Please write out the lines of the data exactly, beginning with the first and ending with the line containing "(172,108) rectangle (423,299);"; leave the pictures behind.
◇ ◇ ◇
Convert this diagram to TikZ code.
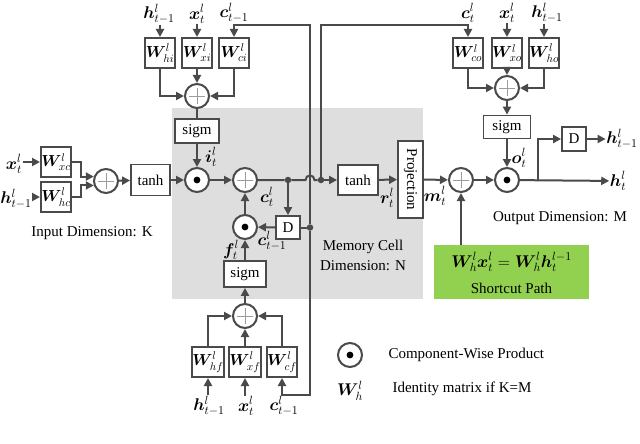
\documentclass[tikz,border=0pt]{standalone}
\usepackage{fix-cm}
\usepackage{fontspec}
\setmainfont{Liberation Serif}
\usepackage{amsmath,bm}
\usepackage{graphicx}
\usetikzlibrary{arrows.meta,calc}
\definecolor{lc}{HTML}{4A4A4A}
\definecolor{cellgray}{HTML}{DEDEDE}
\definecolor{sgreen}{HTML}{92D050}
\begin{document}
\begin{tikzpicture}[x=1pt,y=-1pt,
  font=\fontsize{15}{17}\selectfont,
  conn/.style={draw=lc,line width=2pt},
  arr/.style={conn,-{Triangle[length=8pt,width=8pt]}},
  wbox/.style={draw=lc,line width=2pt,fill=white,minimum width=30pt,minimum height=30pt,inner sep=0pt,font=\fontsize{16}{16}\selectfont},
  fbox/.style={draw=lc,line width=1.8pt,fill=white,inner sep=0pt},
  opc/.style={circle,draw=lc,line width=2pt,fill=white,minimum size=24pt,inner sep=0pt},
  plusop/.style={opc,path picture={\draw[lc!55,line width=0.6pt]
     ([xshift=-8pt]path picture bounding box.center) -- ([xshift=8pt]path picture bounding box.center)
     ([yshift=-8pt]path picture bounding box.center) -- ([yshift=8pt]path picture bounding box.center);}},
  prodop/.style={opc,path picture={\fill[black] (path picture bounding box.center) circle (3.4pt);}},
  jdot/.style={circle,fill=lc,inner sep=0pt,minimum size=6.5pt},
  lab/.style={inner sep=0.5pt,font=\fontsize{17}{17}\selectfont},
]
\useasboundingbox (0,0) rectangle (640,444);
\fill[white] (0,0) rectangle (640,444);
% memory cell background
\fill[cellgray] (172,108) rectangle (423,299);

% ---------------- input gate ----------------
\node[lab] (lh1) at (159,14) {$\bm{h}^{l}_{t-1}$};
\node[lab] (lx1) at (197,14) {$\bm{x}^{l}_{t}$};
\node[lab] (lc1) at (234,13) {$\bm{c}^{l}_{t-1}$};
\node[wbox] (Whi) at (160,53) {$\bm{W}^{l}_{hi}$};
\node[wbox] (Wxi) at (197,53) {$\bm{W}^{l}_{xi}$};
\node[wbox] (Wci) at (234,53) {$\bm{W}^{l}_{ci}$};
\node[plusop] (plusI) at (197,96) {};
\node[fbox,minimum width=44pt,minimum height=24pt] (sigmI) at (197,131) {sigm};
\node[prodop] (prodI) at (197,180) {};
\node[lab] (li) at (211,157) {$\bm{i}^{l}_{t}$};

\draw[arr] (Whi |- lh1.south) -- (Whi);
\draw[arr] (Wxi |- lx1.south) -- (Wxi);
\draw[arr] (Whi) |- (plusI);
\draw[arr] (Wci) |- (plusI);
\draw[arr] (Wxi) -- (plusI);
\draw[conn] (plusI) -- (sigmI);
\draw[arr] (sigmI) -- (prodI);

% ---------------- cell input ----------------
\node[lab] (lx0) at (14,164) {$\bm{x}^{l}_{t}$};
\node[lab] (lh0) at (16,199) {$\bm{h}^{l}_{t-1}$};
\node[wbox] (Wxc) at (56,162) {$\bm{W}^{l}_{xc}$};
\node[wbox] (Whc) at (56,197) {$\bm{W}^{l}_{hc}$};
\node[plusop] (plusC) at (106,181) {};
\node[fbox,minimum width=39pt,minimum height=31pt] (tanhC) at (150.5,180) {tanh};
\node (indim) at (92,233) {Input Dimension: K};

\draw[arr] (lx0.east |- Wxc) -- (Wxc);
\draw[arr] (lh0.east |- Whc) -- (Whc);
\draw[arr] (Wxc.east) -- ++(9,0) |- (plusC.160);
\draw[arr] (Whc.east) -- ++(9,0) |- (plusC.200);
\draw[arr] (plusC) -- (tanhC);
\draw[arr] (tanhC) -- (prodI);

% ---------------- memory cell ----------------
\node[plusop] (plusCell) at (245,180) {};
\node[jdot] (jd1) at (288,180) {};
\node[jdot] (jd2) at (321,180) {};
\node[jdot] (jd3) at (310,227.5) {};
\coordinate (hopL) at (305.5,180);
\coordinate (hopR) at (314.5,180);
\node[fbox,minimum width=24pt,minimum height=23pt] (D1) at (288,227.5) {D};
\node[prodop] (prodF) at (245,227) {};
\node[lab] (lct) at (267,197) {$\bm{c}^{l}_{t}$};
\node[lab] (lctm) at (272,241) {$\bm{c}^{l}_{t-1}$};
\node[lab] (lf) at (231,250) {$\bm{f}^{l}_{t}$};
\node (mc1) at (363,247) {Memory Cell};
\node (mc2) at (363,266) {Dimension: N};

\draw[arr] (prodI) -- (plusCell);
\draw[conn] (plusCell) -- (jd1) -- (hopL) .. controls (305.5,174) and (314.5,174) .. (hopR) -- (jd2);
\draw[arr] (jd1) -- (D1);
\draw[arr] (D1) -- (prodF);
\draw[conn] (D1) -- (jd3);
\draw[arr] (prodF) -- (plusCell);

% forget gate
\node[fbox,minimum width=42pt,minimum height=26pt] (sigmF) at (245,274) {sigm};
\node[plusop] (plusF) at (245,316) {};
\node[wbox] (Whf) at (208,362) {$\bm{W}^{l}_{hf}$};
\node[wbox] (Wxf) at (245,362) {$\bm{W}^{l}_{xf}$};
\node[wbox] (Wcf) at (282,362) {$\bm{W}^{l}_{cf}$};
\node[lab] (lh3) at (209,406) {$\bm{h}^{l}_{t-1}$};
\node[lab] (lx3) at (246,406) {$\bm{x}^{l}_{t}$};
\node[lab] (lc3) at (284,406) {$\bm{c}^{l}_{t-1}$};

\draw[arr] (sigmF) -- (prodF);
\draw[arr] (plusF) -- (sigmF);
\draw[arr] (Whf) |- (plusF);
\draw[arr] (Wcf) |- (plusF);
\draw[arr] (Wxf) -- (plusF);
\draw[arr] (Whf |- lh3.north) -- (Whf);
\draw[arr] (Wxf |- lx3.north) -- (Wxf);

% c_{t-1} feedback line
\coordinate (vtop) at (310,25);
\coordinate (ctop1) at (234,25);
\coordinate (vbot) at (310,395);
\coordinate (cbot) at (282,395);
\draw[arr] (jd3) -- (vtop) -- (ctop1) -- (Wci);
\draw[arr] (jd3) -- (vbot) -- (cbot) -- (Wcf);

% ---------------- output side ----------------
\node[fbox,minimum width=40pt,minimum height=30pt] (tanh2) at (358,180) {tanh};
\node[fbox,minimum width=25pt,minimum height=77pt] (proj) at (410.5,179.5) {\rotatebox{-90}{Projection}};
\node[lab] (lr) at (387,198) {$\bm{r}^{l}_{t}$};
\node[lab] (lm) at (435,196) {$\bm{m}^{l}_{t}$};
\node[plusop] (plusM) at (461,180) {};
\node[prodop] (prodO) at (507,180) {};
\coordinate (split) at (538,180);
\node[fbox,minimum width=24pt,minimum height=24pt] (D2) at (574,139) {D};
\node[lab] (hprev) at (622,139) {$\bm{h}^{l}_{t-1}$};
\node[lab] (hout) at (618,181) {$\bm{h}^{l}_{t}$};
\node[lab] (lo) at (519,158) {$\bm{o}^{l}_{t}$};

\draw[arr] (jd2) -- (tanh2);
\draw[arr] (tanh2) -- (proj);
\draw[arr] (proj) -- (plusM);
\draw[arr] (plusM) -- (prodO);
\draw[arr] (prodO) -- (hout);
\draw[arr] (split) |- (D2);
\draw[arr] (D2) -- (hprev);

% output gate
\node[lab] (lc2) at (468,13) {$\bm{c}^{l}_{t}$};
\node[lab] (lx2) at (507,13) {$\bm{x}^{l}_{t}$};
\node[lab] (lh2) at (547,13) {$\bm{h}^{l}_{t-1}$};
\node[wbox] (Wco) at (468,53) {$\bm{W}^{l}_{co}$};
\node[wbox] (Wxo) at (507,53) {$\bm{W}^{l}_{xo}$};
\node[wbox] (Who) at (544,53) {$\bm{W}^{l}_{ho}$};
\node[plusop] (plusO) at (507,88) {};
\node[fbox,minimum width=47pt,minimum height=23pt] (sigmO) at (507,127) {sigm};

\draw[arr] (Wxo |- lx2.south) -- (Wxo);
\draw[arr] (Who |- lh2.south) -- (Who);
\draw[arr] (Wco) |- (plusO);
\draw[arr] (Who) |- (plusO);
\draw[arr] (Wxo) -- (plusO);
\draw[arr] (plusO) -- (sigmO);
\draw[arr] (sigmO) -- (prodO);

\coordinate (ct2a) at (321,25);
\coordinate (ct2b) at (468,25);
\draw[arr] (jd2) -- (ct2a) -- (ct2b) -- (Wco);

\node (outdim) at (560,218) {Output Dimension: M};

% shortcut
\node[fill=sgreen,minimum width=155pt,minimum height=54pt,inner sep=0pt] (green) at (511.5,272) {};
\node[font=\fontsize{17}{17}\selectfont] (gf) at (511.5,262) {$\bm{W}^{l}_{h}\bm{x}^{l}_{t}=\bm{W}^{l}_{h}\bm{h}^{l-1}_{t}$};
\node (gs) at (511.5,288) {Shortcut Path};
\draw[arr] (green.north -| plusM) -- (plusM);

% legend
\node[prodop] (prodL) at (350,355) {};
\node[anchor=west] (cwp) at (385,355) {Component-Wise Product};
\node[font=\fontsize{17}{17}\selectfont] (wl) at (350,391) {$\bm{W}^{l}_{h}$};
\node[anchor=west] (idm) at (389,389) {Identity matrix if K=M};
\end{tikzpicture}
\end{document}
◇ ◇ ◇
Task output.
Convert this diagram to TikZ code.
\documentclass[tikz,border=0pt]{standalone}
\usepackage{fix-cm}
\usepackage{fontspec}
\setmainfont{Liberation Serif}
\usepackage{amsmath,bm}
\usepackage{graphicx}
\usetikzlibrary{arrows.meta,calc}
\definecolor{lc}{HTML}{4A4A4A}
\definecolor{cellgray}{HTML}{DEDEDE}
\definecolor{sgreen}{HTML}{92D050}
\begin{document}
\begin{tikzpicture}[x=1pt,y=-1pt,
  font=\fontsize{15}{17}\selectfont,
  conn/.style={draw=lc,line width=2pt},
  arr/.style={conn,-{Triangle[length=8pt,width=8pt]}},
  wbox/.style={draw=lc,line width=2pt,fill=white,minimum width=30pt,minimum height=30pt,inner sep=0pt,font=\fontsize{16}{16}\selectfont},
  fbox/.style={draw=lc,line width=1.8pt,fill=white,inner sep=0pt},
  opc/.style={circle,draw=lc,line width=2pt,fill=white,minimum size=24pt,inner sep=0pt},
  plusop/.style={opc,path picture={\draw[lc!55,line width=0.6pt]
     ([xshift=-8pt]path picture bounding box.center) -- ([xshift=8pt]path picture bounding box.center)
     ([yshift=-8pt]path picture bounding box.center) -- ([yshift=8pt]path picture bounding box.center);}},
  prodop/.style={opc,path picture={\fill[black] (path picture bounding box.center) circle (3.4pt);}},
  jdot/.style={circle,fill=lc,inner sep=0pt,minimum size=6.5pt},
  lab/.style={inner sep=0.5pt,font=\fontsize{17}{17}\selectfont},
]
\useasboundingbox (0,0) rectangle (640,444);
\fill[white] (0,0) rectangle (640,444);
% memory cell background
\fill[cellgray] (172,108) rectangle (423,299);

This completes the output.